Continuando con el post anterior, hoy es el 65º aniversario del lanzamiento de la bomba atómica sobre Nagasaki. Se ha contado mil y una veces lo que sucedió con ‘Fat Man’, el hermano mayor de ‘Little boy’, el ‘Muchachito’ que había arrasado tres días antes Hiroshima. ‘El Gordo’ tenía una potencia muy superior y acabó con la vida de 70.000 personas. Sin embargo, es menos conocido que el piloto del ‘Bockscar’, el B-29 que transportó el artilugio, era un católico llamado Charles W. Sweeney. Lo importante de esta historia no está en el propio Sweeney, que, como la mayoría de sus colegas, no mostró a lo largo de su vida dudas sobre su acción, sino en el sacerdote del Grupo 509, el de la bomba atómica.
George Zabelka tenía por entonces treinta años. Como tantos otros, este joven idealista de origen austriaco se había alistado dos años antes ansioso por demostrar que podía contribuir a la defensa de los Estados Unidos. Su misión no era combatir, sino cubrir las necesidades espirituales del mencionado Grupo 509, la unidad creada en 1944 con la única misión de lanzar las bombas atómicas sobre Japón. Como gran parte de los religiosos integrantes de las fuerzas armadas, Zabelka no veía ningún dilema moral en que un sacerdote animara al combate. Sus superiores no tenían la más mínima duda al respecto. De hecho, en una multitudinaria misa oficiada hacia el final de la guerra a la que acudió el joven capellán, el cardenal arzobispo de Nueva York, Francis Spellman, había insistido en la necesidad de continuar luchando por la libertad y la justicia. Se trataba de una ‘guerra justa’. “Es cierto, se dedicaban a matar y combatir, pero eso no me impresionaba. Yo creía que estaba perfectamente bien”, decía por entonces el padre Zabelka.
Peregrinación a Japón
Las convicciones del sacerdote comenzaron a tambalearse cuando supo que Nagasaki era una ciudad mayoritariamente católica. De hecho, tenía su propia catedral, la catedral de Urakami, que quedó reducida a cenizas por la explosión. Sweeney, ‘su’ piloto católico, habían matado a miles de correligionarios. Después del ataque, Zabelka pudo hablar con los supervivientes y visitar los hospitales donde agonizaban niños inocentes. “Muchos de ellos permanecían en silencio, callados por completo, sin moverse, muriendo”, observó consternado.

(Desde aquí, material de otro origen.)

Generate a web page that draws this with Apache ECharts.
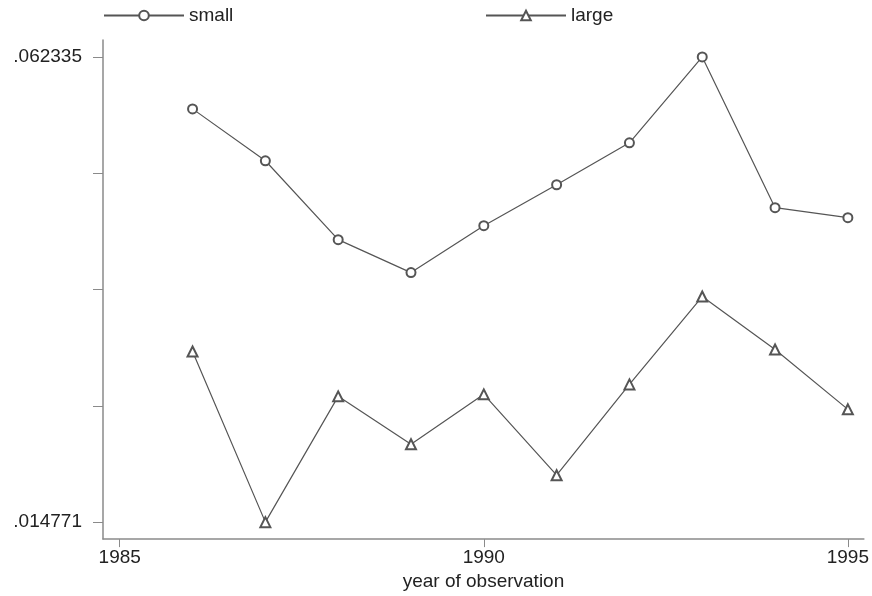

En lugar de regresar a Estados Unidos, el atormentado sacerdote decidió quedarse en el norte de Japón trabajando como capellán. Cuando finalmente regresó a casa, nadie quería hablar de la guerra. Las atrocidades cometidas en Corea y Vietnam y el ejemplo de Martin Luther King, con el que colaboró en la lucha por los derechos civiles, le convencieron todavía más de su error. Su fe cristiana era incompatible con la guerra. Fue entonces cuando el hombre que bendijo las bombas atómicas se convirtió en un ferviente pacifista.
George Zabelka no fue el único hombre que se arrepintió por su participación en los bombardeos nucleares sobre Japón. Ahí están los casos mencionados en el post anterior del propio Oppenheimer, Joseph Rotblat o Leó Szilárd, pero ninguno de ellos cargaba con la responsabilidad moral de haber bendecido las bombas.
En 1984, el padre Zabelka viajó a Japón para hacer una peregrinación desde Tokyo a Hiroshima. El hombre que bendijo las bombas volvía para pedir perdón a los ‘hibakushas’, los japoneses supervivientes de los bombardeos nucleares. Durante la guerra, ni uno solo de sus sermones había condenado la muerte de civiles en los raids aéreos impulsados por los altos mandos estadounidenses. Cuarenta años después pedía perdón “por mí, por mi país y por mi iglesia”.